REQUIRED WORK:
Copy each line of the data below exactly, leaving out pictures.

GIVEN MATERIAL:
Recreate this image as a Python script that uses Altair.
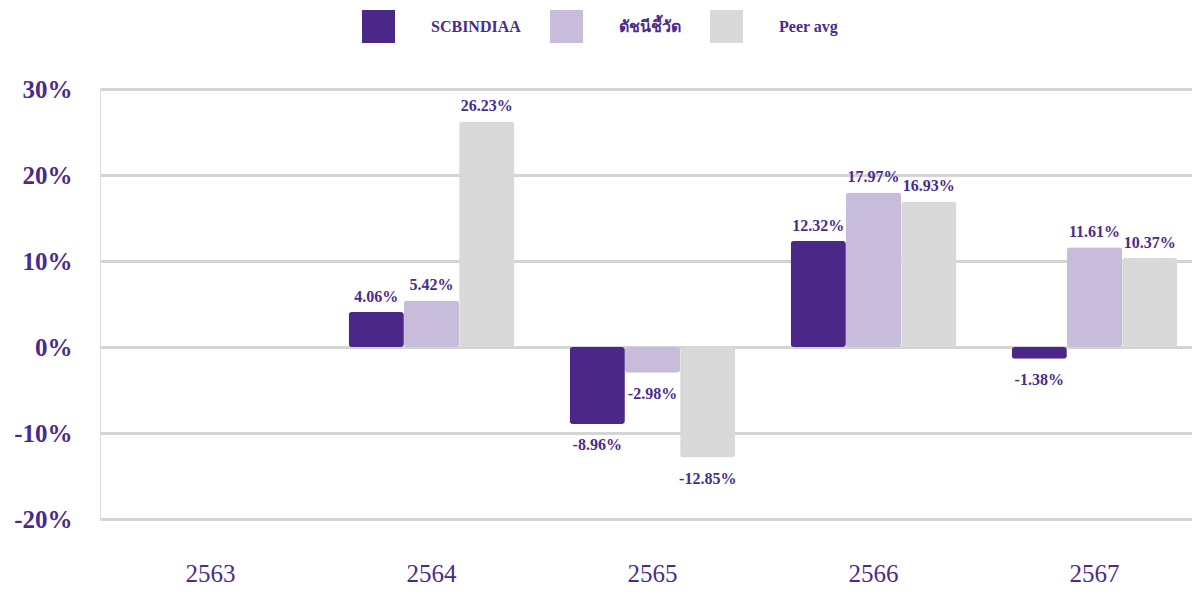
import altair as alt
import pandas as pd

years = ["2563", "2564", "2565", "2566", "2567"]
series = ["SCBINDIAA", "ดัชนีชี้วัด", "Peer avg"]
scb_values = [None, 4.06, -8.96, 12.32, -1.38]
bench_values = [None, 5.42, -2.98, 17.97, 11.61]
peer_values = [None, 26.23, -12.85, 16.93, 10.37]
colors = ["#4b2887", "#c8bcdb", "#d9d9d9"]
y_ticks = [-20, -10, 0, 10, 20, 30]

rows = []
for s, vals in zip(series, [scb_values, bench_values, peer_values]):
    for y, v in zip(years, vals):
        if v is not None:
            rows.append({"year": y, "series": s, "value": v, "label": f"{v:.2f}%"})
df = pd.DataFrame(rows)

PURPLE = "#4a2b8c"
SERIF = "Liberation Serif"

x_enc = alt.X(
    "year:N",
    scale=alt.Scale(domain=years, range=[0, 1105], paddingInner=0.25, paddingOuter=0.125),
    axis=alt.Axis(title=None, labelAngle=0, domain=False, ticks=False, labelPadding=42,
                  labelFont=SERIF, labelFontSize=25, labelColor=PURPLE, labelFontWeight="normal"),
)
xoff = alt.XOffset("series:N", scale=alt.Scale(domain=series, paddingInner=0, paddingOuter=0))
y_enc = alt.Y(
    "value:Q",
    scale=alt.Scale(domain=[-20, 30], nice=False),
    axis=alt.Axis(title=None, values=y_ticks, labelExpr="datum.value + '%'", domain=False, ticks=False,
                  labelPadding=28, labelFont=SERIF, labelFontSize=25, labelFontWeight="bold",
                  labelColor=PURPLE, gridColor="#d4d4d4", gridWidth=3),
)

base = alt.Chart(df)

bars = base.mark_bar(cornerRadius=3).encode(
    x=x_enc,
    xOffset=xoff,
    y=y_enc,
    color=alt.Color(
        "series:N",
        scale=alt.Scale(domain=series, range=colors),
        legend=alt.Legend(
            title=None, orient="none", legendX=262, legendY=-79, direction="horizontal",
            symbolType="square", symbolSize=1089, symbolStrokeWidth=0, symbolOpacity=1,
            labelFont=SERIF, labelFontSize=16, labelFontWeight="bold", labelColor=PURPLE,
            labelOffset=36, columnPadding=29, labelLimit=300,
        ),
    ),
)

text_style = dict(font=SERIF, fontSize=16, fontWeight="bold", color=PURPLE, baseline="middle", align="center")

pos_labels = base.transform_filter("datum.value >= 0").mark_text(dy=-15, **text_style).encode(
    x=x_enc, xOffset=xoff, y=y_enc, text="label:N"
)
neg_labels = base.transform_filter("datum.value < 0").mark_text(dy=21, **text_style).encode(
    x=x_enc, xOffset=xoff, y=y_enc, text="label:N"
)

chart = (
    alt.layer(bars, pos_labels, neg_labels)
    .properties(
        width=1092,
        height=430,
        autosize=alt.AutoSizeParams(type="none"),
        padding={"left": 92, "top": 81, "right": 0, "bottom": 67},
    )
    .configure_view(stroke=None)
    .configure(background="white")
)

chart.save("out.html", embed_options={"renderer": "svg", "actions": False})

OUTPUT OF THE TASK:
Recreate this image as a Python script that uses Altair.
import altair as alt
import pandas as pd

years = ["2563", "2564", "2565", "2566", "2567"]
series = ["SCBINDIAA", "ดัชนีชี้วัด", "Peer avg"]
scb_values = [None, 4.06, -8.96, 12.32, -1.38]
bench_values = [None, 5.42, -2.98, 17.97, 11.61]
peer_values = [None, 26.23, -12.85, 16.93, 10.37]
colors = ["#4b2887", "#c8bcdb", "#d9d9d9"]
y_ticks = [-20, -10, 0, 10, 20, 30]

rows = []
for s, vals in zip(series, [scb_values, bench_values, peer_values]):
    for y, v in zip(years, vals):
        if v is not None:
            rows.append({"year": y, "series": s, "value": v, "label": f"{v:.2f}%"})
df = pd.DataFrame(rows)

PURPLE = "#4a2b8c"
SERIF = "Liberation Serif"

x_enc = alt.X(
    "year:N",
    scale=alt.Scale(domain=years, range=[0, 1105], paddingInner=0.25, paddingOuter=0.125),
    axis=alt.Axis(title=None, labelAngle=0, domain=False, ticks=False, labelPadding=42,
                  labelFont=SERIF, labelFontSize=25, labelColor=PURPLE, labelFontWeight="normal"),
)
xoff = alt.XOffset("series:N", scale=alt.Scale(domain=series, paddingInner=0, paddingOuter=0))
y_enc = alt.Y(
    "value:Q",
    scale=alt.Scale(domain=[-20, 30], nice=False),
    axis=alt.Axis(title=None, values=y_ticks, labelExpr="datum.value + '%'", domain=False, ticks=False,
                  labelPadding=28, labelFont=SERIF, labelFontSize=25, labelFontWeight="bold",
                  labelColor=PURPLE, gridColor="#d4d4d4", gridWidth=3),
)

base = alt.Chart(df)

bars = base.mark_bar(cornerRadius=3).encode(
    x=x_enc,
    xOffset=xoff,
    y=y_enc,
    color=alt.Color(
        "series:N",
        scale=alt.Scale(domain=series, range=colors),
        legend=alt.Legend(
            title=None, orient="none", legendX=262, legendY=-79, direction="horizontal",
            symbolType="square", symbolSize=1089, symbolStrokeWidth=0, symbolOpacity=1,
            labelFont=SERIF, labelFontSize=16, labelFontWeight="bold", labelColor=PURPLE,
            labelOffset=36, columnPadding=29, labelLimit=300,
        ),
    ),
)

text_style = dict(font=SERIF, fontSize=16, fontWeight="bold", color=PURPLE, baseline="middle", align="center")

pos_labels = base.transform_filter("datum.value >= 0").mark_text(dy=-15, **text_style).encode(
    x=x_enc, xOffset=xoff, y=y_enc, text="label:N"
)
neg_labels = base.transform_filter("datum.value < 0").mark_text(dy=21, **text_style).encode(
    x=x_enc, xOffset=xoff, y=y_enc, text="label:N"
)

chart = (
    alt.layer(bars, pos_labels, neg_labels)
    .properties(
        width=1092,
        height=430,
        autosize=alt.AutoSizeParams(type="none"),
        padding={"left": 92, "top": 81, "right": 0, "bottom": 67},
    )
    .configure_view(stroke=None)
    .configure(background="white")
)

chart.save("out.html", embed_options={"renderer": "svg", "actions": False})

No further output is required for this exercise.